Did Leon Rose do it again or did Leon Rose do it again? OK, I know that we technically don't know if the Knicks swindled the teams in those trades or if Quentin Grimes was actually the best player on the board. But if getting future Hornets picks is a bad thing, I don't want to be good, even if these protections are brutal.

Actually these fake ass picks that may or may not happen don't matter since the Knicks are going to trade them to whatever superstar World Wide Wes can convince to ask for a trade to New York.

As for Grimes, I see some people saying the Knicks could've gotten him in the 2nd round.
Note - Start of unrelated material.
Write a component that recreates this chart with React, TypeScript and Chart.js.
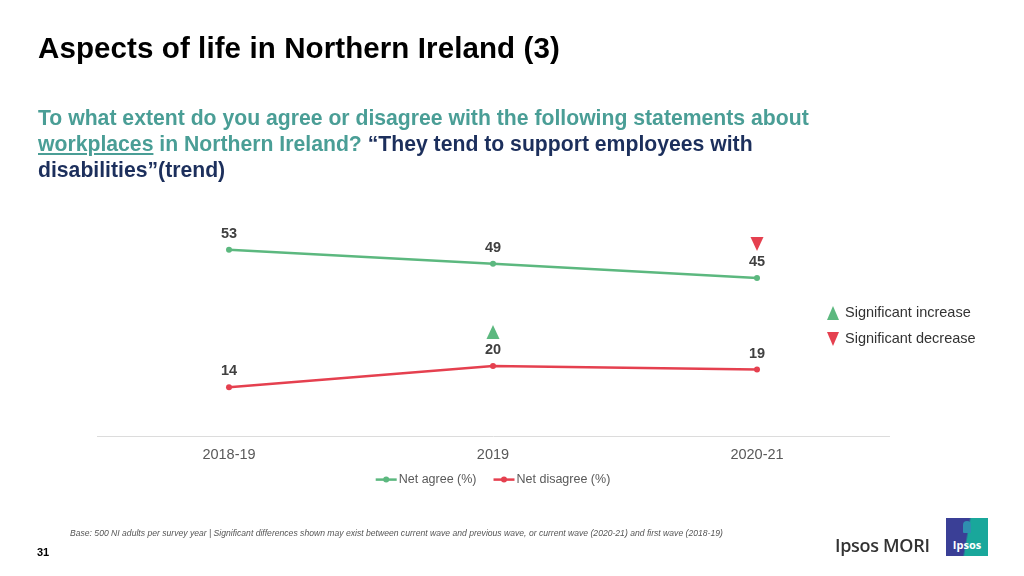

I also saw people say the Knicks could've gotten Immanuel Quickley in the 2nd round last year and we remember how that all turned out. None of the banter truly matters, since I can convince myself any player will be good based on a couple of stats and highlights, like these fancy numbers that I don't quite understand.


Being part a blue chipper coming out of high school in a class that will have 3 Knicks in the Top 10 once Zion escapes New Orleans. #BEL1EVE

Not to mention a sweeter stroke than Johnny Sins


Honestly, the last swishes that sounded that pure came from the right hand of Allan Houston, which is pretty much the nicest thing I can play about a shooter. Add in that Grimes is a tough defender with a great nickname that you know Thibs will love once he is no longer a filthy rookie and you have yet another steal by this awesome front office.

However despite all that, this tweet is what sold me on Quentin Grimes for life.

You know who else led Houston to the Final Four at shooting guard once upon a time? A little someone named Clyde Drexler. We'll set that as Quentin's floor. Yup, this pick was a home run.

UPDATE: LEON ain't done yet!

First up we have Rokas Jokubaitis, a crafty lefty point guard (I think all lefty point guards are technically considered crafty) as well as the best player from the Baltics the Knicks have ever drafted.


Followed by Miles McBride, who is a gritty defender going from Huggy Bear University to Thibs Graduate School that also has the nickname Deuce. Truly nothing not to LOVE about this pick.

Finally, the Knicks drafted a Jericho Sims, who not only will inspire countless Y2J references but also hit his fucking eye on the rim while dunking in a workout.